He pasado la semana borrando del disco duro centenares de
mensajes infectados por una instrucción maligna: las huestes de Mydoom (mi
ruina), o Novarg,
o Shimgapi,
tomaron por asalto la red mundial; el domingo lograron postrar el sitio de SCO,
la empresa dueña del Unix, y hoy librarán una batalla decisiva contra el
servidor de Microsoft. Las bajas de esta guerra son mucho menos preocupantes
que los muertos de carne y hueso de las contiendas militares, no sólo porque se
trata de computadoras sino porque las máquinas tocadas por el virus no “mueren”
ni sufren destrucción física. La peor de las consecuencias en caso de infección
sería un formateo de disco duro. Pero las cifras no dejan de resultar
impresionantes: cientos de millones de mensajes generados y millones de
aparatos infectados con un síndrome que se replica a sí mismo por las venas
abiertas de Internet sin más propósito que propinar un castigo ruinoso a Bill Gates
y a otros monopolistas de la informática.

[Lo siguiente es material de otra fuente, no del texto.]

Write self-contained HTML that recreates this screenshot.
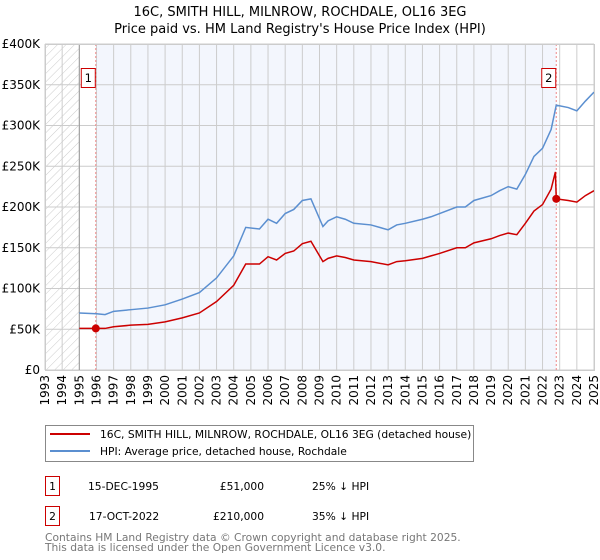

En estas sociedades mundiales en que la seguridad con todos
su apellidos (nacional, informática, personal, sexual, financiera, social) es
un valor de culto, la propagación de Mydoom resulta
un prodigio perverso. Si los autores desconocidos del código logran tumbar la
página de Microsoft, habrán logrado parecerse a los responsables de los
exitosos ataques del 11 de septiembre de 2001. Y es que el travieso que trae en
jaque a la mayor corporación de software del mundo mediante la programación y
difusión de unas cuantas líneas de instrucciones recuerda a la veintena de
fanáticos que, con o sin ayuda de las cloacas políticas de Washington,
asestaron el mayor ataque que haya sufrido nunca Estados Unidos en su propio
territorio.
Al igual que aquellos atentados terroristas, la propagación
de Mydoom es un
acto ruin porque se cobra muchas víctimas inocentes --aunque no se trate de
bajas fatales-- entre usuarios individuales, pequeñas compañías y organizaciones
que dependen en buena medida de sus computadoras. Pero, como ocurrió el 11 de
septiembre, la progresión geométrica del gusano informático tiene razones mucho
más profundas que la mera maldad humana. Emulando al Bush de 2001, Gates puede
preguntarse ahora “¿por qué me odian?”, y si lo hace con honestidad --como no
fue el caso del presidente-- encontrará cuando menos una docena de respuestas a
la pregunta. Tanto en el hardware como en el software, la industria
estadunidense lleva muchos años de arruinar toda posible diversidad y
competencia, de dictar órdenes, de avasallar, de depredar al mundo. La
uniformidad resultante de esas prácticas tiene pies de barro, y hoy es posible
que un adolescente genial ponga en aprietos a un sistema informático planetario
basado en computadoras normalizadas y sistemas operativos hegemónicos. Además,
el poder de procesamiento, la conectividad y la flexibilidad de las
computadoras actuales son un caldo de cultivo de sueño para los creadores de
virus.
El mundo virtual se parece al real, y en éste la
proliferación de cepas malas es también un signo de los tiempos. La
globalización es una banda ancha para la expansión del sida, el ébola, la
neumonía atípica y la más reciente criatura de la serie: la gripe de las aves.
Pero este segundo paralelismo ha de ser una mera coincidencia, y no veo razones
para empezar a organizar la fiesta del fin del mundo.